In March 1995, Poole was instructed to represent by Manchester United star footballer Eric Cantona when Cantona was charged with assault on an opposition supporter. Playing against Crystal Palace at Selhurst Park in a Premier League match, Cantona was taunted by a spectator, Matthew Simmons. Enraged, Cantona launched a flying kick at Simmons. Brought before Croydon Magistrates' Court, Cantona was sentenced to two weeks' imprisonment, but then given bail pending an appeal and finally served 120 hours of community service.

Poole was a Crown Court Recorder from 1982 until 1995, when he was appointed as a High Court judge in the Queen's Bench Division and received the customary knighthood. He presided over several notorious trials, including that of the paedophile Sidney Cooke in 1999, and the murderer John Paul Allan in 2003.

As a result of adverse press coverage, he halted the first trial of Leeds United players Lee Bowyer and Jonathan Woodgate, and two friends, on 11 April 2001. The defendants were charged with affray and grievous bodily harm after an Asian student, Safraz Najeib, was assaulted in Leeds city centre. Poole held that an article in the Sunday Mirror created a "substantial risk" of prejudice to the trial; its editor, Colin Myler, resigned three days later.

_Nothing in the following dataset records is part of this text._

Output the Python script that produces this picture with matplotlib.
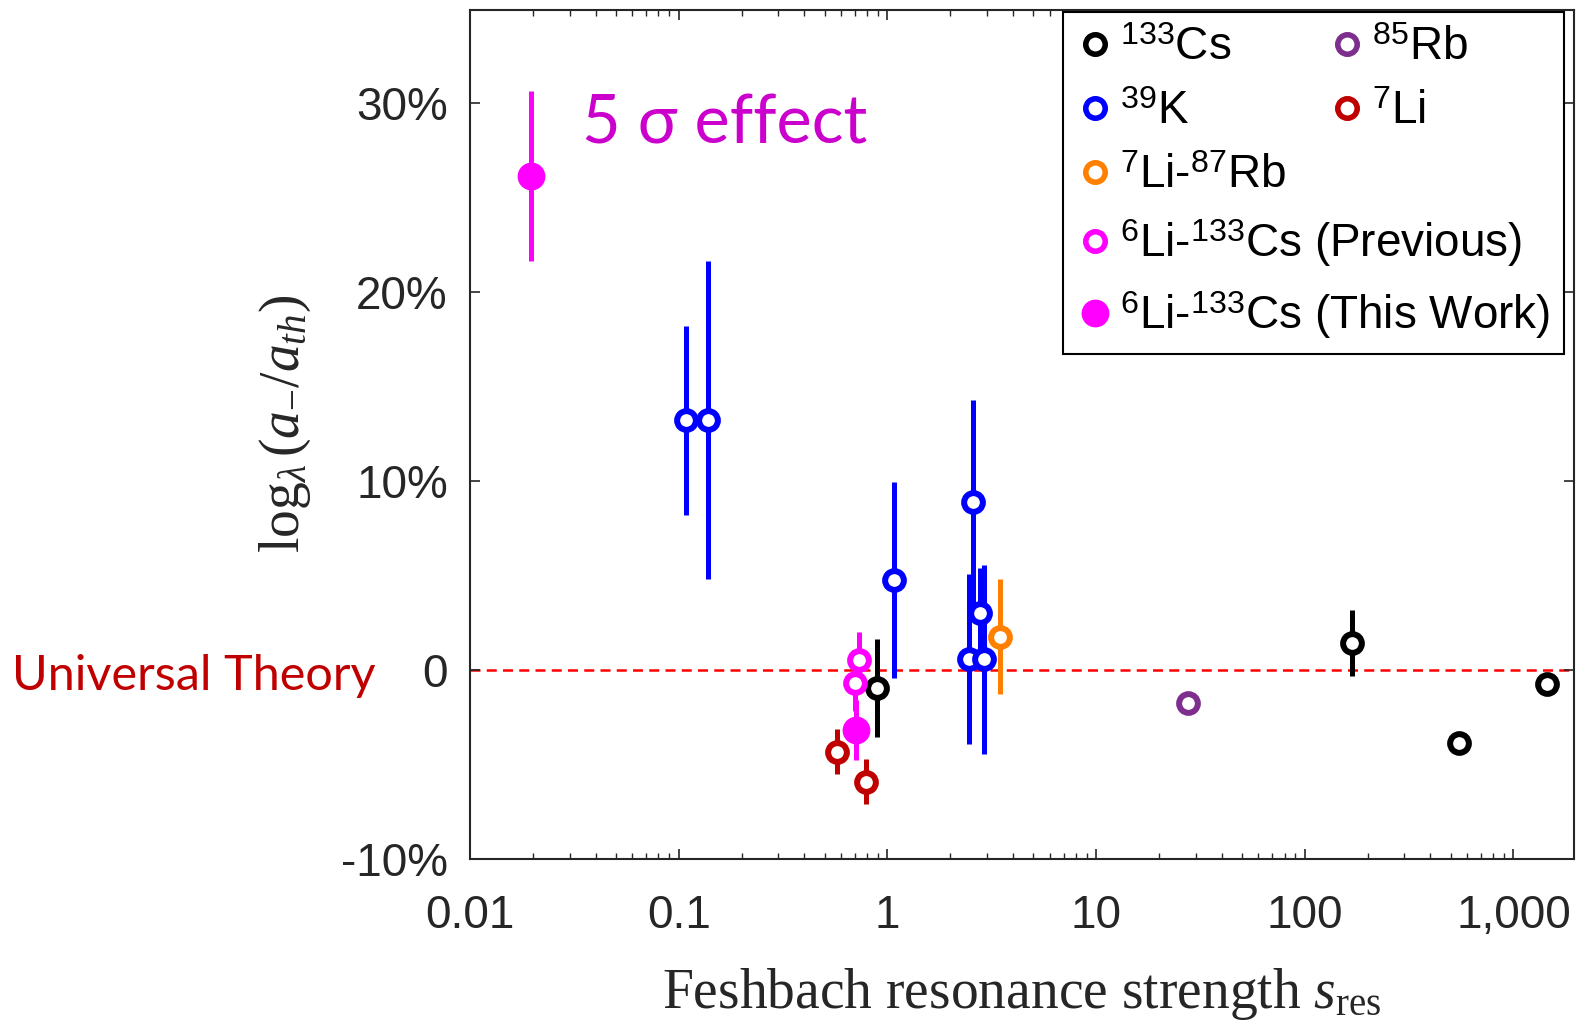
import matplotlib
matplotlib.use("Agg")
import matplotlib.pyplot as plt
from matplotlib.lines import Line2D
from matplotlib.ticker import FixedLocator, FixedFormatter, LogLocator, NullFormatter

plt.rcParams["font.family"] = ["Liberation Sans", "DejaVu Sans"]
plt.rcParams["mathtext.fontset"] = "custom"
plt.rcParams["mathtext.rm"] = "Liberation Serif"
plt.rcParams["mathtext.it"] = "Liberation Serif:italic"
plt.rcParams["mathtext.sf"] = "Liberation Sans"

# resonance strength s_res, log_lambda(a-/a_th) in %, error in %
CS_S = [0.887, 168, 551, 1449]
CS_Y = [-0.97, 1.44, -3.88, -0.74]
CS_ERR = [2.6, 1.75, 0.0, 0.0]

K_S = [0.108, 0.138, 1.08, 2.56, 2.46, 2.89, 2.79]
K_Y = [13.2, 13.2, 4.76, 8.9, 0.57, 0.57, 3.0]
K_ERR = [5.0, 8.4, 5.2, 5.4, 4.5, 5.0, 2.4]

LIRB_S = [3.48]
LIRB_Y = [1.76]
LIRB_ERR = [3.05]

LICS_PREV_S = [0.73, 0.70]
LICS_PREV_Y = [0.53, -0.67]
LICS_PREV_ERR = [1.5, 1.5]

LICS_NEW_S = [0.0196, 0.706]
LICS_NEW_Y = [26.1, -3.17]
LICS_NEW_ERR = [4.5, 1.6]

RB_S = [27.5]
RB_Y = [-1.73]

LI_S = [0.574, 0.788]
LI_Y = [-4.32, -5.91]
LI_ERR = [1.2, 1.2]

X_TICKS = [0.01, 0.1, 1, 10, 100, 1000]
X_TICK_LABELS = ["0.01", "0.1", "1", "10", "100", "1,000"]
Y_TICKS = [-10, 0, 10, 20, 30]
Y_TICK_LABELS = ["-10%", "0", "10%", "20%", "30%"]

BLACK = "black"
BLUE = "#0000FF"
ORANGE = "#FF8000"
MAGENTA = "#FF00FF"
PURPLE = "#7E2F8E"
DARKRED = "#C00000"
AXIS_GRAY = "#262626"

W, H = 1583, 1030
fig = plt.figure(figsize=(W / 100, H / 100), dpi=100)
ax = fig.add_axes([470 / W, 1 - 859 / H, 1104 / W, 849 / H])

ax.axhline(0, color="red", lw=1.8, ls=(0, (4, 2.5)), zorder=1)


def open_series(s, y, err, color):
    ax.errorbar(s, y, yerr=err, fmt="o", color=color, ms=13.5, mew=4.3,
                mfc="white", mec=color, elinewidth=3.6, capsize=0, zorder=3)


open_series(CS_S, CS_Y, CS_ERR, BLACK)
open_series(K_S, K_Y, K_ERR, BLUE)
open_series(LIRB_S, LIRB_Y, LIRB_ERR, ORANGE)
open_series(LICS_PREV_S, LICS_PREV_Y, LICS_PREV_ERR, MAGENTA)
open_series(LI_S, LI_Y, LI_ERR, DARKRED)
ax.plot(RB_S, RB_Y, "o", color=PURPLE, ms=13.5, mew=4.3, mfc="white", zorder=3)
ax.errorbar(LICS_NEW_S, LICS_NEW_Y, yerr=LICS_NEW_ERR, fmt="o", color=MAGENTA,
            ms=19, mew=1, elinewidth=3.6, capsize=0, zorder=4)

ax.set_xscale("log")
ax.set_xlim(0.01, 1950)
ax.set_ylim(-10, 34.9)

ax.xaxis.set_major_locator(FixedLocator(X_TICKS))
ax.xaxis.set_major_formatter(FixedFormatter(X_TICK_LABELS))
ax.xaxis.set_minor_locator(LogLocator(base=10, subs=range(2, 10), numticks=20))
ax.xaxis.set_minor_formatter(NullFormatter())
ax.yaxis.set_major_locator(FixedLocator(Y_TICKS))
ax.yaxis.set_major_formatter(FixedFormatter(Y_TICK_LABELS))

ax.tick_params(which="both", direction="in", top=True, right=True,
               color=AXIS_GRAY, labelcolor=AXIS_GRAY, labelsize=33)
ax.tick_params(which="major", length=7, width=1.2)
ax.tick_params(which="minor", length=4, width=1.0)
ax.tick_params(axis="x", pad=25)
ax.tick_params(axis="y", pad=16)
for sp in ax.spines.values():
    sp.set_color(AXIS_GRAY)
    sp.set_linewidth(1.5)

ax.set_ylabel(r"$\log_{\lambda}(a_{-}/a_{th})$", fontsize=40, color=AXIS_GRAY)
ax.yaxis.set_label_coords(-0.142, 0.512)
ax.set_xlabel(r"Feshbach resonance strength $s_{\mathrm{res}}$",
              family="Liberation Serif", fontsize=40, color=AXIS_GRAY)
ax.xaxis.set_label_coords(0.5, -0.126)

ax.text(0.1014, 0.8433, "5 \u03c3 effect", transform=ax.transAxes,
        va="baseline", ha="left", color="#CC00CC", fontsize=48, family="Lato")
fig.text(12 / W, 1 - 690 / H, "Universal Theory", va="baseline", ha="left",
         color=DARKRED, fontsize=35, family="Lato")


def handle(color, filled=False):
    if filled:
        return Line2D([], [], ls="none", marker="o", color=color, ms=19, mew=1)
    return Line2D([], [], ls="none", marker="o", color=color, mfc="white",
                  ms=14, mew=4)


leg_style = dict(fontsize=33, handlelength=0.8, handletextpad=0.15,
                 borderpad=0.3, labelspacing=0.44, borderaxespad=0)

col1 = ax.legend(
    [handle(BLACK), handle(BLUE), handle(ORANGE), handle(MAGENTA), handle(MAGENTA, True)],
    [r"$^{\mathsf{133}}$Cs", r"$^{\mathsf{39}}$K", r"$^{\mathsf{7}}$Li-$^{\mathsf{87}}$Rb",
     r"$^{\mathsf{6}}$Li-$^{\mathsf{133}}$Cs (Previous)",
     r"$^{\mathsf{6}}$Li-$^{\mathsf{133}}$Cs (This Work)"],
    loc="upper left", bbox_to_anchor=(0.537, 0.9976), fancybox=False,
    framealpha=1, edgecolor="black", **leg_style)
col1.get_frame().set_linewidth(1.5)
ax.add_artist(col1)

ax.legend([handle(PURPLE), handle(DARKRED)],
          [r"$^{\mathsf{85}}$Rb", r"$^{\mathsf{7}}$Li"],
          loc="upper left", bbox_to_anchor=(0.765, 0.9976), frameon=False,
          **leg_style)

fig.savefig("out.png", dpi=100)
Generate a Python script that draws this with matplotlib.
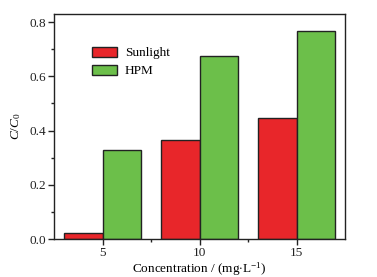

At a retrial later that year, Woodgate was convicted and sentenced to community service, but Bowyer was acquitted. Poole never retired, continuing to work until shortly before his death in June 2006.

==Affiliations==
Poole chaired the Association of Lawyers for the Defence of the Unborn from 1985 to 1991. He became a bencher of Middle Temple in 1992 and was made an honorary Fellow of Jesus College, Oxford, in 1997.

==Death==
Poole died in 2006, aged 68, of undisclosed causes, survived by his wife, the former Pauline O'Flaherty, and their four sons William, Alex, Gareth and Simon.